You had me at free to question.
One of the most seminal books of my spiritual journey came from Rainier Rilke. In letters to a young poet, he writes,“Be patient toward all that is unsolved in your heart and try to love the questions themselves, like locked rooms and like books that are now written in a very foreign tongue. Do not now seek the answers, which cannot be given you because you would not be able to live them. And the point is, to live everything. Live the questions now. Perhaps you will then gradually, without noticing it, live along some distant day into the answer.”
Live... into the answer.
You had me at free to question because I know I know this common prayer practice of ours and the way we hold power and questions together. SAVES LIVES.
And all of that brings us back to the flamingo! You knew that pink bird just had to land somewhere in this sermon on St Francis Sunday!
Many years ago, when I was a Christian Formation Director part of our confirmation process included having our teens learn about the spirituality of pilgrimage then plan and fundraise an experience of pilgrimage together. I had read about a church that purchased 100’s of cheap tacky pink flamingos. Their youth group then held a fundraiser where they invited members to flamingo people’s yards. For $2 a flamingo you could have David and Linda Francis’ yard filled with 100’s of tacky pink flamingos and a sign that read, “You’ve been Flamingoed by St John’s Episcopal Church Youth Group. And there was a whole process to get the flamingos out of the yard, and flamingo insurance etc. etc. and along the way, the youth ministry team had taught the teens about Flamingos: how they live in a flock and need each other just as we do.
We taught the teens that a flock of flamingos is called a Flamboyance.
One morning as Father Kirk and I finished Morning Prayer, Mary Alice was there at the church office waiting for us. She was a newer member and a single mom to Julia a member of our youth group. Her daughter’s best friend was Matthew. Matthew’s family was a religious Jewish one. Somehow the family had discovered that Matthew was gay and had thrown him out of their home. When Mary Alice tried to intervene, Matt’s dad told her, “He’s dead to me”.
I can’t let this boy be homeless she told us. But if I take him in, I’m going to need some help from this church, and I need to know that this young man is going to be safe and loved here. Father Kirk and I smiled and assured her that indeed Matthew would be safe. Our church had had numerous conversations about issues concerning human sexuality and we were indeed a safe place.

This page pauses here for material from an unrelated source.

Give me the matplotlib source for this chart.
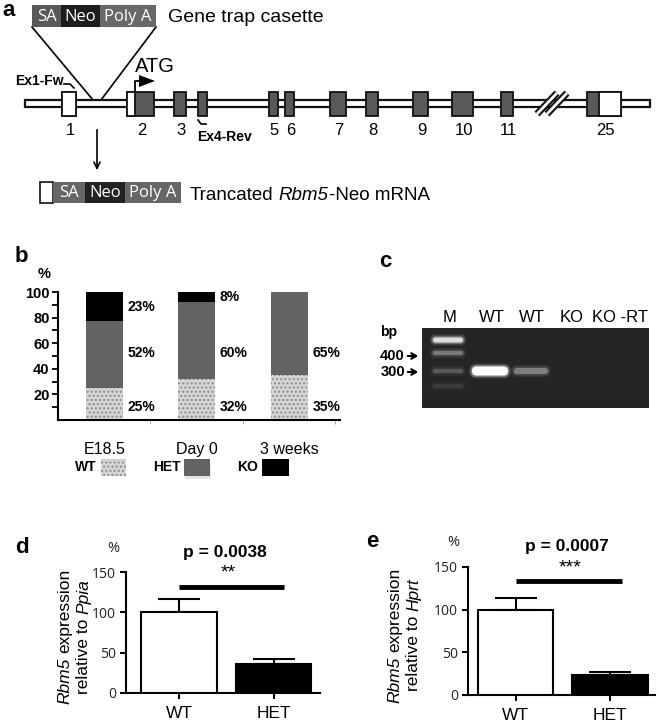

Matthew had so many questions.
Who is Jesus?
Would if Mary told Gabriel No? (some other time I will tell you about the funny conversation he and I had imagining a dejected Gabriel sitting in a cosmic bar drinking heavenly brew after asking hundreds of girls to take on the challenge of birthing Jesus—after all who would say yes to that?!)
But the question that most broke my heart was when Matthew asked me, Do you think God loves me even though... he couldn’t even finish his sentence...
You can imagine my answer to this beloved child of God.
Matthew chose to be baptized at the Easter Vigil, he flamingoed with us and went on pilgrimage. When the teens returned they gave a presentation to the church. Matthew who was becoming more authentic & confident—just had to talk. and I will just say Matt’s the kind of over-the-top fellow that sparkles wherever he goes.
I’ve always felt alone, he told us and I never thought I’d find people who would love me. Of all things, I never imagined that Jesus would love me. But I found my flock and it turns out they are a flamboyance! Just like me.
Glory to God that this is the power of the authority we have of being free to question. Glory to God that this is the Holy Spirit working in us, to have the conversation about how we engender authority in common prayer and dialog and practice.
You had me at free to question. Amen.